Muromtseva, who studied psychology and philosophy before art, shapes these transcripts with a subtle sensitivity, displaying the videos at eye-level on tripod-mounted tablets that evoke human bodies. Shadowy line drawings are overlayed with scrolling interview excerpts. We encounter exhilaration, frustration, and shame at one’s ignorance: a man stealthily tagging antigovernment slogans on the streets of the capital without telling his wife; a ticket to Ukraine on a train that never departed; realizing the value of the Olympics as state propaganda. But by presenting the accounts as words rather than sounds, Muromtseva allows one person’s story to bleed into someone else’s.
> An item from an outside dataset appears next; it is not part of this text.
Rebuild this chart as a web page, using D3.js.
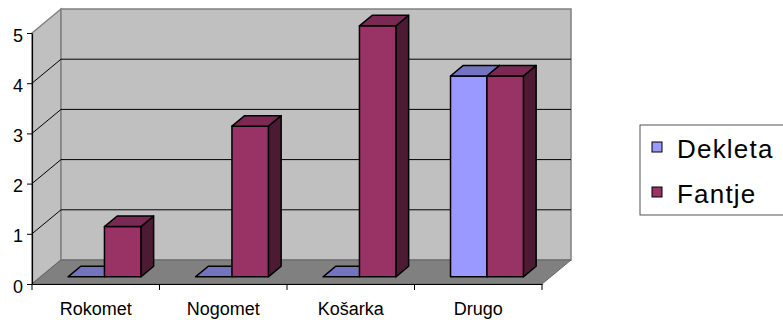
<!DOCTYPE html>
<html>
<head>
    <meta charset='utf-8'>
    <title>Šport</title>
    <style>
    body {
      margin: 0;
      background: #fff;
    }
    text {
      font-family: 'Liberation Sans', Arial, sans-serif;
    }
    </style>
    <script src='https://d3js.org/d3.v7.min.js'></script>
</head>
<body>
<div id="container"></div>
<script>
// ******* Data *******
const categories = ["Rokomet", "Nogomet", "Košarka", "Drugo"];
const seriesNames = ["Dekleta", "Fantje"];
const dekleta = [0, 0, 0, 4];
const fantje = [1, 3, 5, 4];
const yTicks = [0, 1, 2, 3, 4, 5];

const seriesValues = [dekleta, fantje];

// ******* Constants *******
const width = 783,
      height = 320;

// depth vector from the front plane to the back wall
const depth = {x: 29, y: -24};
// bars sit between these fractions of the depth
const f1 = 0.3, f2 = 0.74;

const colors = {
  Dekleta: {front: "#9999FF", top: "#7373BF", side: "#4D4D80"},
  Fantje:  {front: "#993366", top: "#7A2952", side: "#4D1A33"}
};

// ******* Scales *******
var x = d3.scaleBand()
    .domain(categories)
    .range([32, 542]);

var xs = d3.scaleBand()
    .domain(seriesNames)
    .range([0, x.bandwidth()])
    .paddingOuter(0.75);

var y = d3.scaleLinear()
    .domain([0, 5])
    .range([284, 33]);

// ******* Create SVG *******
var svg = d3.select("#container").append("svg")
    .attr("width", width)
    .attr("height", height)
    .style("display", "block");

const x0 = x.range()[0], x1 = x.range()[1];

// ******* Walls and floor *******
// left wall
svg.append("polygon")
    .attr("points", [[x0, y(5)], [x0 + depth.x, y(5) + depth.y],
                     [x0 + depth.x, y(0) + depth.y], [x0, y(0)]].join(" "))
    .attr("fill", "#C0C0C0")
    .attr("stroke", "#808080")
    .attr("stroke-width", 1.5);

// back wall
svg.append("polygon")
    .attr("points", [[x0 + depth.x, y(5) + depth.y], [x1 + depth.x, y(5) + depth.y],
                     [x1 + depth.x, y(0) + depth.y], [x0 + depth.x, y(0) + depth.y]].join(" "))
    .attr("fill", "#C0C0C0")
    .attr("stroke", "#808080")
    .attr("stroke-width", 1.5);

// floor
svg.append("polygon")
    .attr("points", [[x0, y(0)], [x1, y(0)], [x1 + depth.x, y(0) + depth.y],
                     [x0 + depth.x, y(0) + depth.y]].join(" "))
    .attr("fill", "#808080")
    .attr("stroke", "#666")
    .attr("stroke-width", 1);

// gridlines on both walls
var grid = svg.append("g")
    .attr("stroke", "#000")
    .attr("stroke-width", 1)
    .attr("fill", "none");

grid.selectAll("path")
    .data(yTicks.filter(d => d > 0 && d < 5))
    .enter()
    .append("path")
    .attr("d", d => `M${x0},${y(d)}L${x0 + depth.x},${y(d) + depth.y}L${x1 + depth.x},${y(d) + depth.y}`);

// ******* Bars *******
var bars = svg.append("g")
    .attr("stroke", "#000")
    .attr("stroke-width", 1.5)
    .attr("stroke-linejoin", "round");

const dd = {x: depth.x * (f2 - f1), y: depth.y * (f2 - f1)};

categories.forEach(function(cat, i) {
  seriesNames.forEach(function(name, s) {
    var v = seriesValues[s][i];
    var bx0 = x(cat) + xs(name) + depth.x * f1,
        bx1 = bx0 + xs.bandwidth(),
        yb = y(0) + depth.y * f1,
        yt = y(v) + depth.y * f1;
    var c = colors[name];
    var g = bars.append("g");

    if (v > 0) {
      g.append("polygon")
          .attr("points", [[bx1, yt], [bx1 + dd.x, yt + dd.y], [bx1 + dd.x, yb + dd.y], [bx1, yb]].join(" "))
          .attr("fill", c.side);
      g.append("rect")
          .attr("x", bx0)
          .attr("y", yt)
          .attr("width", bx1 - bx0)
          .attr("height", yb - yt)
          .attr("fill", c.front);
    }
    g.append("polygon")
        .attr("points", [[bx0, yt], [bx1, yt], [bx1 + dd.x, yt + dd.y], [bx0 + dd.x, yt + dd.y]].join(" "))
        .attr("fill", c.top);
  });
});

// ******* Axes *******
var yAxis = svg.append("g")
    .attr("transform", `translate(${x0}, 0)`)
    .call(d3.axisLeft(y).tickValues(yTicks).tickFormat(d3.format("d"))
          .tickSize(5).tickSizeOuter(0).tickPadding(4));

yAxis.select(".domain").attr("stroke", "#000").attr("stroke-width", 1.2);
yAxis.selectAll(".tick line").attr("stroke", "#000");
yAxis.selectAll("text")
    .attr("font-size", "18px")
    .attr("font-family", "'Liberation Sans', Arial, sans-serif")
    .attr("fill", "#000")
    .attr("dy", "0.45em");

var xAxis = svg.append("g")
    .attr("transform", `translate(0, ${y(0)})`)
    .call(d3.axisBottom(x).tickSize(0).tickSizeOuter(0).tickPadding(18));

xAxis.select(".domain").attr("stroke", "#000").attr("stroke-width", 1.2);
xAxis.selectAll("text")
    .attr("font-size", "18px")
    .attr("font-family", "'Liberation Sans', Arial, sans-serif")
    .attr("fill", "#000");

// category boundary ticks
xAxis.selectAll(".boundary")
    .data(categories.map(c => x(c)).concat([x1]))
    .enter()
    .append("line")
    .attr("class", "boundary")
    .attr("x1", d => d)
    .attr("x2", d => d)
    .attr("y1", 0)
    .attr("y2", 6)
    .attr("stroke", "#000");

// ******* Legend *******
var legend = svg.append("g")
    .attr("transform", "translate(640, 125)");

legend.append("rect")
    .attr("x", 0)
    .attr("y", 0)
    .attr("width", 170)
    .attr("height", 90)
    .attr("fill", "#fff")
    .attr("stroke", "#555")
    .attr("stroke-width", 1);

var items = legend.selectAll(".item")
    .data(seriesNames)
    .enter()
    .append("g")
    .attr("class", "item")
    .attr("transform", (d, i) => `translate(12, ${17 + i * 45})`);

items.append("rect")
    .attr("width", 10)
    .attr("height", 10)
    .attr("fill", d => colors[d].front)
    .attr("stroke", "#000")
    .attr("stroke-width", 1);

items.append("text")
    .attr("x", 25)
    .attr("y", 16)
    .attr("font-size", "26px")
    .attr("letter-spacing", "1.2px")
    .attr("fill", "#000")
    .text(d => d);
</script>
</body>
</html>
This infuses the work with Hegelian hope: Only through consciousness of one’s place in history can a society approach freedom.

In the painting, Muromtseva renders embattled human and animal shapes both mesmerizing and disorienting, a wreckage of spirals against throbbing shades of red. She evokes the scale and composition of nineteenth-century history painting but challenges its conventional didacticism by refusing to tell one story. Instead, she is helping us write our own.